The Walking-Working Surfaces rule requires that all general industry employers conduct inspections. Essentially, if an employee uses a surface to walk on, work on, or gain access to an area in the workplace, it must be inspected.
An inspection is intended to identify and correct regulatory violations, reduce hazards, and help promote good relations with workers. Being proactive about finding and fixing hazards can help demonstrate a commitment to providing a safe workplace.
The Occupational Safety and Health Administration (OSHA) requires under 1910.22(d)(1) that inspections of all walking-working surfaces be done “regularly” and “as necessary” to ensure that they are in safe condition for employee use.

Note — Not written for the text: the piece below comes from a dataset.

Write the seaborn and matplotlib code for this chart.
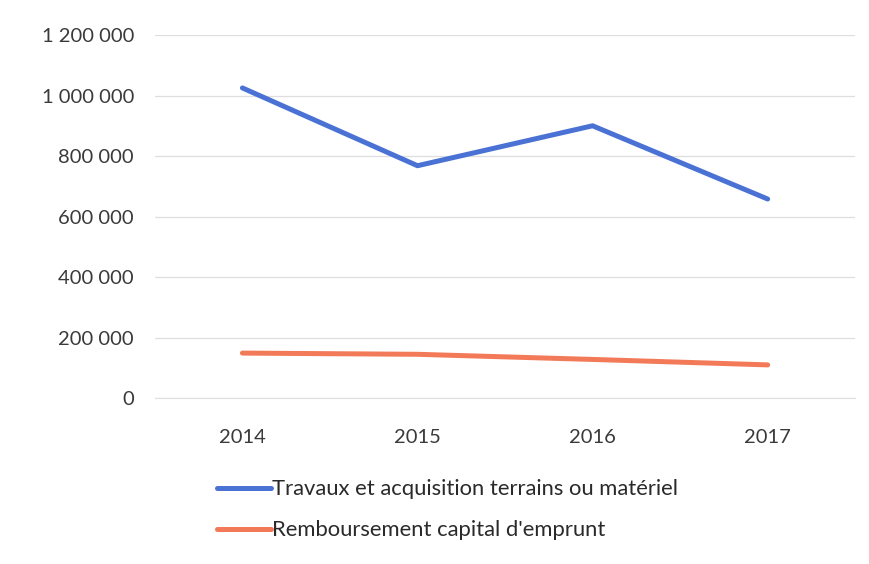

The term “regular inspection” means that an employer has some type of schedule, formal or informal, for inspecting walking-working surfaces that is adequate to identify hazards.
OSHA allows employers to determine when and how often these inspections are conducted. Once an employer makes this determination, inspections must be conducted according to that frequency.
Areas of inspection
Be sure to inspect all walking-working surfaces for any hazardous condition that could cause a slip, trip, or fall. These surfaces include (but are not limited to):
- Floors
- Aisles and walkways
- Stairways
- Roofs
- Ladders
- Runways
- Ramps
- Dock boards (dock plates)
- Platforms
- Trailers
- Manholes
Additional benefits of good housekeeping
A few of the benefits of good housekeeping include:
- The conservation of space, equipment, operating materials, time, and effort makes work easier for everyone;
- The protection of product, materials, and personnel results in smaller inventories, fewer accidents, less damaged merchandise, and fewer injury claims;
- Less likelihood of fires; and
- An improvement in employee morale through a clean and orderly workplace which makes it worthwhile to come to work.
Have a question about housekeeping or inspection requirements? Remember, you can always submit your questions through our Expert Help service. Our team of industry experts will respond to your question within 24 business hours.
Key to remember: A cluttered, unkempt workplace lends itself to slips, trips, and falls. Be sure to conduct housekeeping inspections on all walking-working surfaces at your facility on a regular basis.